MALDEF argued that all four plans — for elections to the U.S. House, state House and Senate, and State Board of Education — dilute the voting strength of Hispanics in violation of the Voting Rights Act.
A three-judge panel consolidated the case with six other redistricting lawsuits that followed.
On Friday, the judges rejected Texas’ request to toss the suits. The state’s lawyers had argued that Section 2 of the Voting Rights Act, which allows for legal challenges, does not let advocacy groups file lawsuits on behalf of minority voters.
The Justice Department had filed a “statement of interest” in the cases, urging the court to dismiss the state’s argument.
The lead case was filed Oct. 18 in El Paso. The judges were appointed by three different presidents: Reagan appointee Jerry Smith, Obama appointee David Guaderrama and Trump appointee Jeffrey Brown.

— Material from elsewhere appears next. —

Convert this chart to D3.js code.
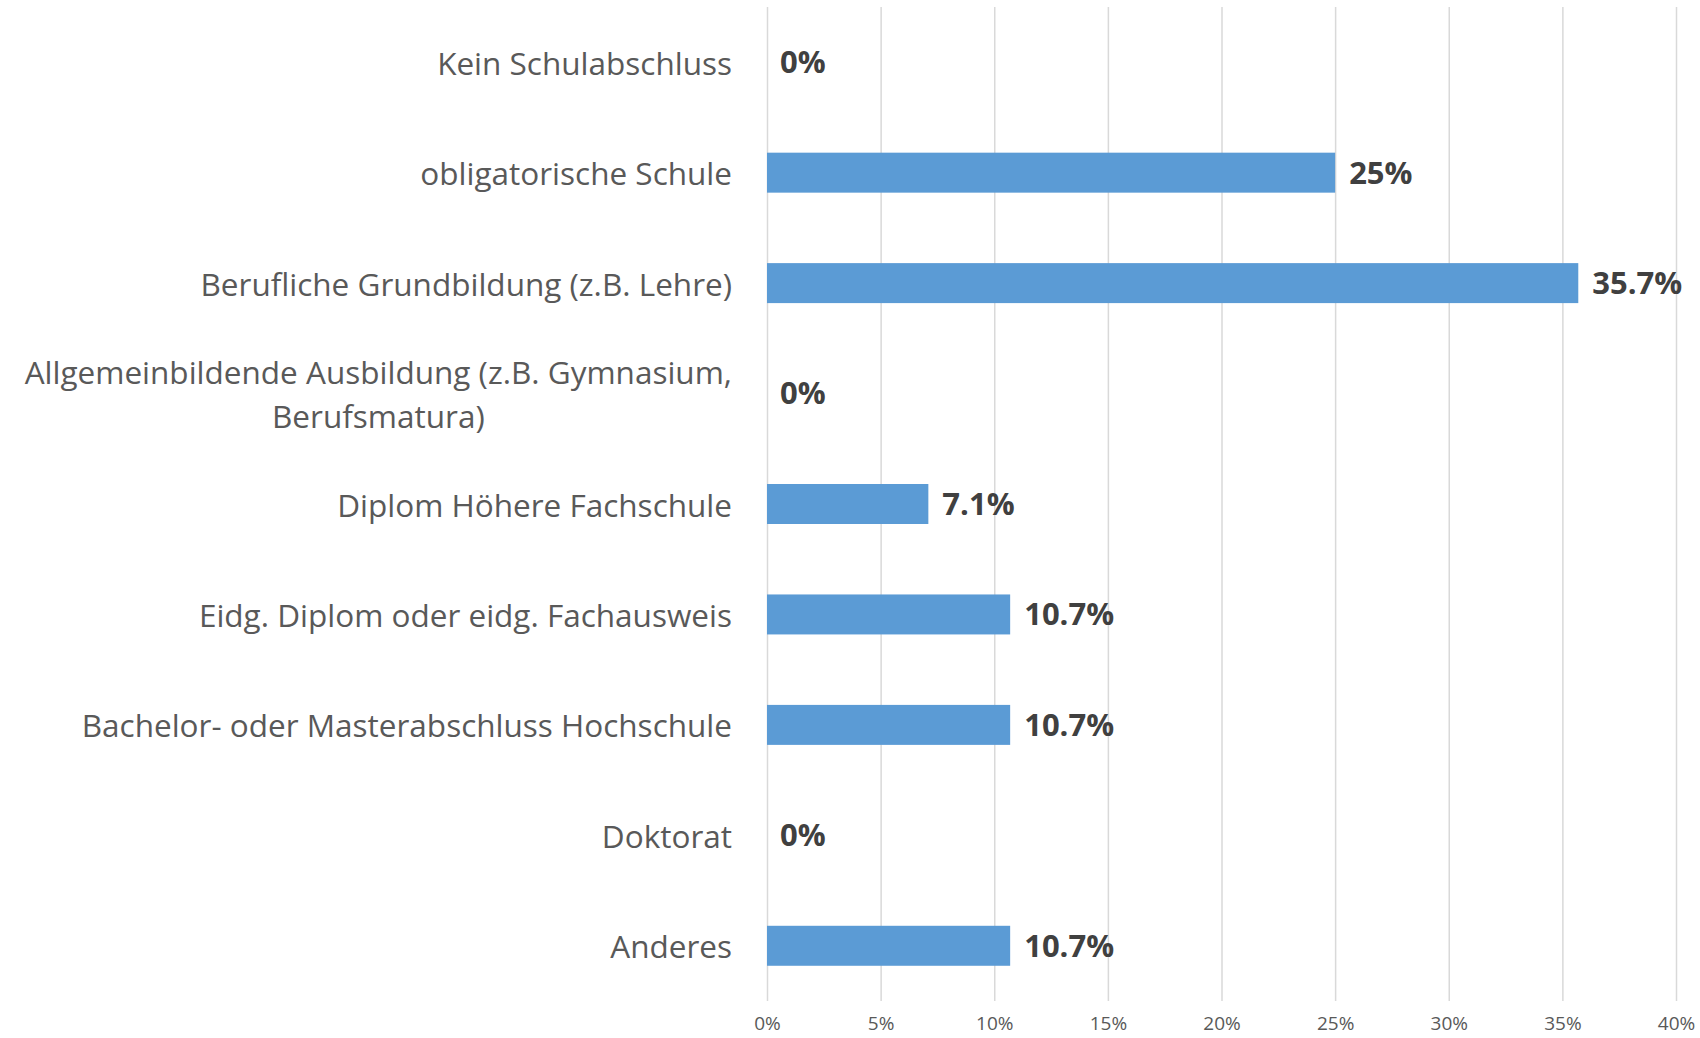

Several civil- and voting-rights groups, as well as individual voters, are among the plaintiffs.
White voters comprise the majority of 23 of the 38 newly drawn congressional districts, up from 22 in the map used for the past decade.
The number of districts with a majority of Hispanic voters dropped from eight to seven. The current map has one district with a black voter minority. The new map has none.
In the plan for state House elections, the number of majority-white voters grows from 83 to 89, even as the white share of the statewide population continues to subside. The number of majority-Hispanic districts goes from 33 to 30, and the number of black-majority districts drops from seven to six.
Democrats in the Texas House lauded the Justice Department, taking it as a vindication of their own futile complaints about the remap.
More than 50 members of the House Democratic Caucus decamped to Washington for weeks to break quorum and delay action on redistricting, but eventually they returned for a special session at which Republicans pushed through their plan.